Kolaczynski received 479 votes (0.85%), finishing sixth against the winner of the riding Conservative candidate Scott Reid.

==Manitoba==

===Charleswood—St. James: Dan Zupansky===

Zupansky has described himself as a business owner and salesperson. He was the host of a news-radio program on UMFM at the time of the election, and still holds this position As of 2005. He received 337 votes (0.80%), finishing fifth against the winner of the riding Conservative candidate Steven Fletcher.

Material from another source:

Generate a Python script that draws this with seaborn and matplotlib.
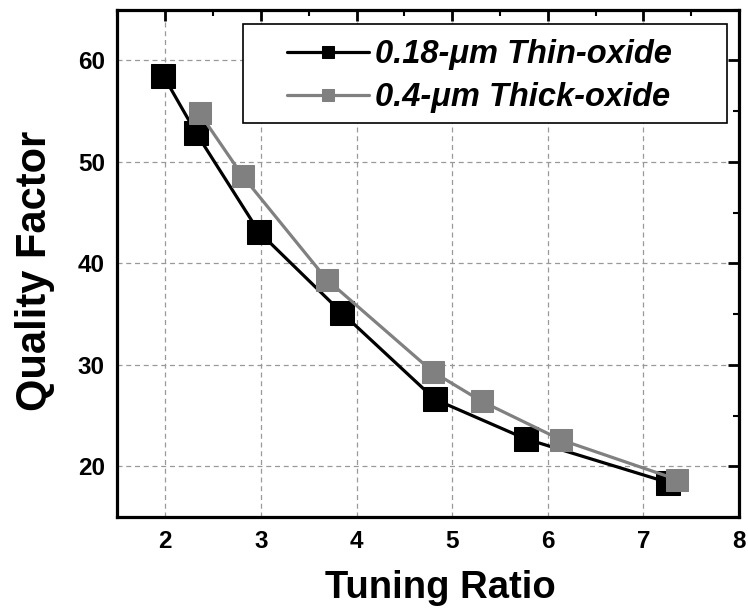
import matplotlib
matplotlib.use("Agg")
import matplotlib.pyplot as plt
import seaborn as sns
import pandas as pd
from matplotlib.ticker import MultipleLocator
from matplotlib.patches import Rectangle

thin_x = [1.98, 2.32, 2.98, 3.85, 4.82, 5.77, 7.26]
thin_q = [58.5, 52.9, 43.1, 35.1, 26.6, 22.7, 18.4]
thick_x = [2.36, 2.81, 3.69, 4.80, 5.31, 6.14, 7.35]
thick_q = [54.8, 48.6, 38.4, 29.3, 26.4, 22.6, 18.7]
labels = ["0.18-\u03bcm Thin-oxide", "0.4-\u03bcm Thick-oxide"]
colors = ["#000000", "#808080"]

sns.set_style("white")
plt.rcParams["font.family"] = ["Liberation Sans", "DejaVu Sans"]
plt.rcParams["text.color"] = "black"
plt.rcParams["axes.labelcolor"] = "black"
plt.rcParams["xtick.color"] = "black"
plt.rcParams["ytick.color"] = "black"

fig = plt.figure(figsize=(7.48, 6.09), dpi=100)
ax = fig.add_axes([0.157, 0.151, 0.831, 0.833])

df_thin = pd.DataFrame({"x": thin_x, "q": thin_q})
df_thick = pd.DataFrame({"x": thick_x, "q": thick_q})

sns.lineplot(data=df_thin, x="x", y="q", ax=ax, color=colors[0], lw=2.3,
             marker="s", markersize=17, markeredgecolor=colors[0], label=labels[0], zorder=3)
sns.lineplot(data=df_thick, x="x", y="q", ax=ax, color=colors[1], lw=2.3,
             marker="s", markersize=16, markeredgecolor=colors[1], label=labels[1], zorder=4)

ax.set_xlim(1.5, 8)
ax.set_ylim(15, 65)
ax.xaxis.set_minor_locator(MultipleLocator(0.5))
ax.yaxis.set_minor_locator(MultipleLocator(5))
ax.set_xticks([2, 3, 4, 5, 6, 7, 8])
ax.set_yticks([20, 30, 40, 50, 60])

ax.grid(True, which="major", linestyle=(0, (4, 3)), color="#999999", lw=0.9)
ax.tick_params(which="major", direction="in", length=8, width=2, top=True, right=True,
               labeltop=False, labelright=False, labelsize=17.5, pad=9)
ax.tick_params(which="minor", direction="in", length=4, width=1.5, top=True, right=True)
for lab in ax.get_xticklabels() + ax.get_yticklabels():
    lab.set_fontweight("bold")
for s in ax.spines.values():
    s.set_linewidth(2.3)
    s.set_color("black")

ax.set_xlabel("Tuning Ratio", fontsize=27.5, fontweight="bold")
ax.set_ylabel("Quality Factor", fontsize=30, fontweight="bold")
ax.xaxis.set_label_coords(0.52, -0.105)
ax.yaxis.set_label_coords(-0.1, 0.485)

# legend frame (box wider than its contents, as in the reference)
frame = Rectangle((0.2026, 0.777), 0.7784, 0.195, transform=ax.transAxes,
                  facecolor="white", edgecolor="black", lw=1.2, zorder=9)
ax.add_patch(frame)
leg = ax.legend(loc="center left", bbox_to_anchor=(0.273, 0.869), frameon=False,
                handlelength=2.5, markerscale=0.55, borderpad=0, borderaxespad=0,
                labelspacing=0.36, handletextpad=0.2,
                prop={"family": "Liberation Sans", "weight": "bold", "style": "italic", "size": 23.5})
leg.set_zorder(10)

fig.savefig("out.png", dpi=100)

===Elmwood—Transcona: Gavin Whittaker===

Whittaker has been a candidate of both the Marijuana Party of Canada and the Libertarian Party of Manitoba. He organized public screenings of the Rocky Horror Picture Show in Winnipeg during the 1990s and took part in a pro-marijuana rally outside the Legislative Assembly of Manitoba in 1999. In 2004, he listed his occupation as "sales representative" in 2004. His partner, Rebecca Whittaker, has also been a Marijuana Party candidate.

Electoral record
| Election | Division | Party | Votes | % | Place | Winner |
|---|---|---|---|---|---|---|
| 2003 provincial | Elmwood | Libertarian | 67 | 1.12 | 4/4 | Jim Maloway, New Democratic Party |
| 2004 federal | Elmwood—Transcona | Marijuana | 311 | 1.06 | 6/7 | Bill Blaikie, New Democratic Party |

===Kildonan—St. Paul: Rebecca Whittaker===

Rebecca Whittaker (born in Kenora, Ontario) listed herself as an administrative assistant in 2004. She received 290 votes (0.80%), finishing fifth against Conservative candidate Joy Smith. Her partner, Gavin Whittaker, has also been a Marijuana Party candidate.